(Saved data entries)

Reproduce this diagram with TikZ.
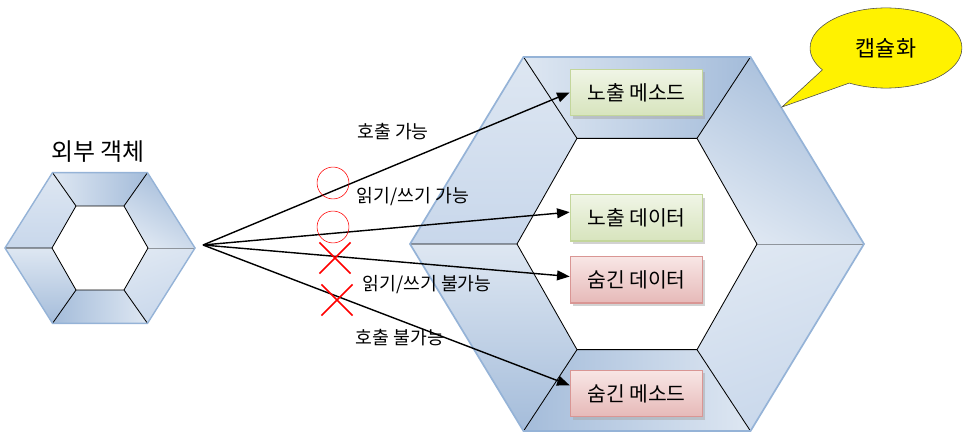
\documentclass[tikz,border=0pt]{standalone}
\usepackage{fontspec}
\setmainfont{Noto Sans CJK KR}
\usepackage{tikz}
\usetikzlibrary{arrows.meta}
\usetikzlibrary{shapes.misc,shapes.callouts}
\usetikzlibrary{shadows}

\definecolor{hexlight}{RGB}{222,231,242}
\definecolor{hexmid}{RGB}{200,215,235}
\definecolor{hexdark}{RGB}{164,188,218}
\definecolor{hexedge}{RGB}{149,179,215}
\definecolor{grtop}{RGB}{240,245,230}
\definecolor{grbot}{RGB}{215,228,189}
\definecolor{grline}{RGB}{195,214,155}
\definecolor{rdtop}{RGB}{248,230,229}
\definecolor{rdbot}{RGB}{230,185,184}
\definecolor{rdline}{RGB}{217,150,148}

\tikzset{
	membox/.style={rectangle,minimum width=94pt,minimum height=33pt,inner sep=0pt,
		line width=1pt,font=\fontsize{14.5}{16}\selectfont,
		drop shadow={shadow xshift=2pt,shadow yshift=-2pt,fill=black!35,opacity=.5}},
	pubbox/.style={membox,draw=grline,top color=grtop,bottom color=grbot},
	hidbox/.style={membox,draw=rdline,top color=rdtop,bottom color=rdbot},
	edgelabel/.style={font=\fontsize{13}{15}\selectfont},
	okmark/.style={circle,draw=red,minimum size=22.7pt,inner sep=0pt},
	nomark/.style={cross out,draw=red,line width=1.2pt,minimum size=21pt,inner sep=0pt},
	call/.style={-{Triangle[length=9pt,width=7pt]},line width=1pt}
}

\begin{document}
\begin{tikzpicture}[x=0.025cm,y=-0.025cm]
	\useasboundingbox (0,0) rectangle (965,438);
	
	% outer object
	
	\begin{scope}[shift={(100,248)}]
		\foreach \a/\tc/\bc/\ang in {0/hexlight/hexmid/20,60/hexdark/hexlight/90,120/hexlight/hexdark/0,180/hexlight/hexmid/0,240/hexlight/hexdark/90,300/hexdark/hexlight/-30} {
			\shade[top color=\tc,bottom color=\bc,shading angle=\ang]
				(\a:95 and 87) -- (\a+60:95 and 87) -- (\a+60:48 and 48.5) -- (\a:48 and 48.5) -- cycle;
			\draw[line width=0.6pt] (\a:95 and 87) -- (\a:48 and 48.5) -- (\a+60:48 and 48.5);
		}
		\draw[hexedge,line width=1pt] (0:95 and 87) \foreach \a in {60,120,...,300} { -- (\a:95 and 87) } -- cycle;
		\coordinate (src) at (103,-3);
	\end{scope}
	\node[font=\fontsize{17}{19}\selectfont] (outer) at (98,152) {외부 객체};
	
	% class
	
	\begin{scope}[shift={(637,244)}]
		\foreach \a/\tc/\bc/\ang in {0/hexlight/hexmid/20,60/hexdark/hexlight/90,120/hexlight/hexdark/0,180/hexlight/hexmid/0,240/hexlight/hexdark/90,300/hexdark/hexlight/-30} {
			\shade[top color=\tc,bottom color=\bc,shading angle=\ang]
				(\a:227 and 216) -- (\a+60:227 and 216) -- (\a+60:120 and 122) -- (\a:120 and 122) -- cycle;
			\draw[line width=0.6pt] (\a:227 and 216) -- (\a:120 and 122) -- (\a+60:120 and 122);
		}
		\draw[hexedge,line width=1.2pt] (0:227 and 216) \foreach \a in {60,120,...,300} { -- (\a:227 and 216) } -- cycle;
	\end{scope}
	
	\node[pubbox] (m1) at (636.5,92.5) {노출 메소드};
	\node[pubbox] (d1) at (636.5,218) {노출 데이터};
	\node[hidbox] (d2) at (636.5,280) {숨긴 데이터};
	\node[hidbox] (m2) at (636.5,393.5) {숨긴 메소드};
	
	% access
	
	\draw[call] (src) -- (m1.west);
	\draw[call] (src) -- (d1.175);
	\draw[call] (src) -- (d2.177);
	\draw[call] (src) -- (m2.173);
	
	\node[edgelabel] (l1) at (393,132) {호출 가능};
	\node[edgelabel] (l2) at (413,197) {읽기/쓰기 가능};
	\node[edgelabel] (l3) at (427,285) {읽기/쓰기 불가능};
	\node[edgelabel] (l4) at (400,338) {호출 불가능};
	
	\node[okmark] (o1) at (333,183) {};
	\node[okmark] (o2) at (333,227) {};
	\node[nomark] (x1) at (335,258) {};
	\node[nomark] (x2) at (337,300) {};
	
	% encapsulation
	
	\coordinate (tip) at (782,107);
	\node[ellipse callout,callout absolute pointer={(tip)},callout pointer arc=28,
		fill=yellow,draw=black!70,minimum width=108pt,minimum height=57pt,
		font=\fontsize{15.5}{17}\selectfont] (enc) at (886,48) {캡슐화};
\end{tikzpicture}
\end{document}
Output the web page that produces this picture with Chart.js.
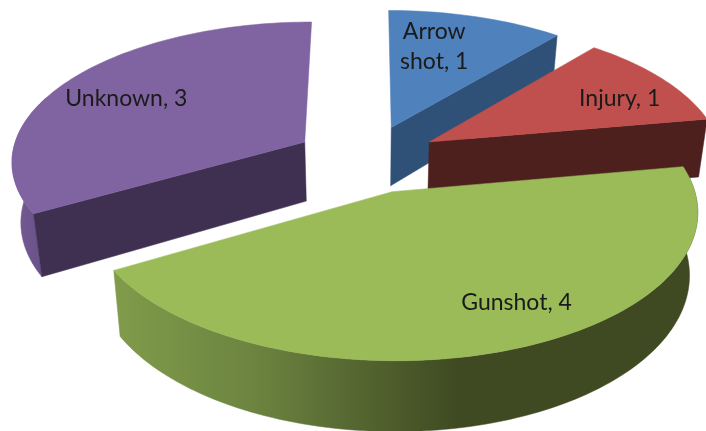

**SET TASK:** Please set down each line of the data above exactly as written, without the pictures.

**THE ANSWER:**
Reproduce this diagram with TikZ.
\documentclass[tikz,border=0pt]{standalone}
\usepackage{fontspec}
\setmainfont{Noto Sans CJK KR}
\usepackage{tikz}
\usetikzlibrary{arrows.meta}
\usetikzlibrary{shapes.misc,shapes.callouts}
\usetikzlibrary{shadows}

\definecolor{hexlight}{RGB}{222,231,242}
\definecolor{hexmid}{RGB}{200,215,235}
\definecolor{hexdark}{RGB}{164,188,218}
\definecolor{hexedge}{RGB}{149,179,215}
\definecolor{grtop}{RGB}{240,245,230}
\definecolor{grbot}{RGB}{215,228,189}
\definecolor{grline}{RGB}{195,214,155}
\definecolor{rdtop}{RGB}{248,230,229}
\definecolor{rdbot}{RGB}{230,185,184}
\definecolor{rdline}{RGB}{217,150,148}

\tikzset{
	membox/.style={rectangle,minimum width=94pt,minimum height=33pt,inner sep=0pt,
		line width=1pt,font=\fontsize{14.5}{16}\selectfont,
		drop shadow={shadow xshift=2pt,shadow yshift=-2pt,fill=black!35,opacity=.5}},
	pubbox/.style={membox,draw=grline,top color=grtop,bottom color=grbot},
	hidbox/.style={membox,draw=rdline,top color=rdtop,bottom color=rdbot},
	edgelabel/.style={font=\fontsize{13}{15}\selectfont},
	okmark/.style={circle,draw=red,minimum size=22.7pt,inner sep=0pt},
	nomark/.style={cross out,draw=red,line width=1.2pt,minimum size=21pt,inner sep=0pt},
	call/.style={-{Triangle[length=9pt,width=7pt]},line width=1pt}
}

\begin{document}
\begin{tikzpicture}[x=0.025cm,y=-0.025cm]
	\useasboundingbox (0,0) rectangle (965,438);
	
	% outer object
	
	\begin{scope}[shift={(100,248)}]
		\foreach \a/\tc/\bc/\ang in {0/hexlight/hexmid/20,60/hexdark/hexlight/90,120/hexlight/hexdark/0,180/hexlight/hexmid/0,240/hexlight/hexdark/90,300/hexdark/hexlight/-30} {
			\shade[top color=\tc,bottom color=\bc,shading angle=\ang]
				(\a:95 and 87) -- (\a+60:95 and 87) -- (\a+60:48 and 48.5) -- (\a:48 and 48.5) -- cycle;
			\draw[line width=0.6pt] (\a:95 and 87) -- (\a:48 and 48.5) -- (\a+60:48 and 48.5);
		}
		\draw[hexedge,line width=1pt] (0:95 and 87) \foreach \a in {60,120,...,300} { -- (\a:95 and 87) } -- cycle;
		\coordinate (src) at (103,-3);
	\end{scope}
	\node[font=\fontsize{17}{19}\selectfont] (outer) at (98,152) {외부 객체};
	
	% class
	
	\begin{scope}[shift={(637,244)}]
		\foreach \a/\tc/\bc/\ang in {0/hexlight/hexmid/20,60/hexdark/hexlight/90,120/hexlight/hexdark/0,180/hexlight/hexmid/0,240/hexlight/hexdark/90,300/hexdark/hexlight/-30} {
			\shade[top color=\tc,bottom color=\bc,shading angle=\ang]
				(\a:227 and 216) -- (\a+60:227 and 216) -- (\a+60:120 and 122) -- (\a:120 and 122) -- cycle;
			\draw[line width=0.6pt] (\a:227 and 216) -- (\a:120 and 122) -- (\a+60:120 and 122);
		}
		\draw[hexedge,line width=1.2pt] (0:227 and 216) \foreach \a in {60,120,...,300} { -- (\a:227 and 216) } -- cycle;
	\end{scope}
	
	\node[pubbox] (m1) at (636.5,92.5) {노출 메소드};
	\node[pubbox] (d1) at (636.5,218) {노출 데이터};
	\node[hidbox] (d2) at (636.5,280) {숨긴 데이터};
	\node[hidbox] (m2) at (636.5,393.5) {숨긴 메소드};
	
	% access
	
	\draw[call] (src) -- (m1.west);
	\draw[call] (src) -- (d1.175);
	\draw[call] (src) -- (d2.177);
	\draw[call] (src) -- (m2.173);
	
	\node[edgelabel] (l1) at (393,132) {호출 가능};
	\node[edgelabel] (l2) at (413,197) {읽기/쓰기 가능};
	\node[edgelabel] (l3) at (427,285) {읽기/쓰기 불가능};
	\node[edgelabel] (l4) at (400,338) {호출 불가능};
	
	\node[okmark] (o1) at (333,183) {};
	\node[okmark] (o2) at (333,227) {};
	\node[nomark] (x1) at (335,258) {};
	\node[nomark] (x2) at (337,300) {};
	
	% encapsulation
	
	\coordinate (tip) at (782,107);
	\node[ellipse callout,callout absolute pointer={(tip)},callout pointer arc=28,
		fill=yellow,draw=black!70,minimum width=108pt,minimum height=57pt,
		font=\fontsize{15.5}{17}\selectfont] (enc) at (886,48) {캡슐화};
\end{tikzpicture}
\end{document}
Output the web page that produces this picture with Chart.js.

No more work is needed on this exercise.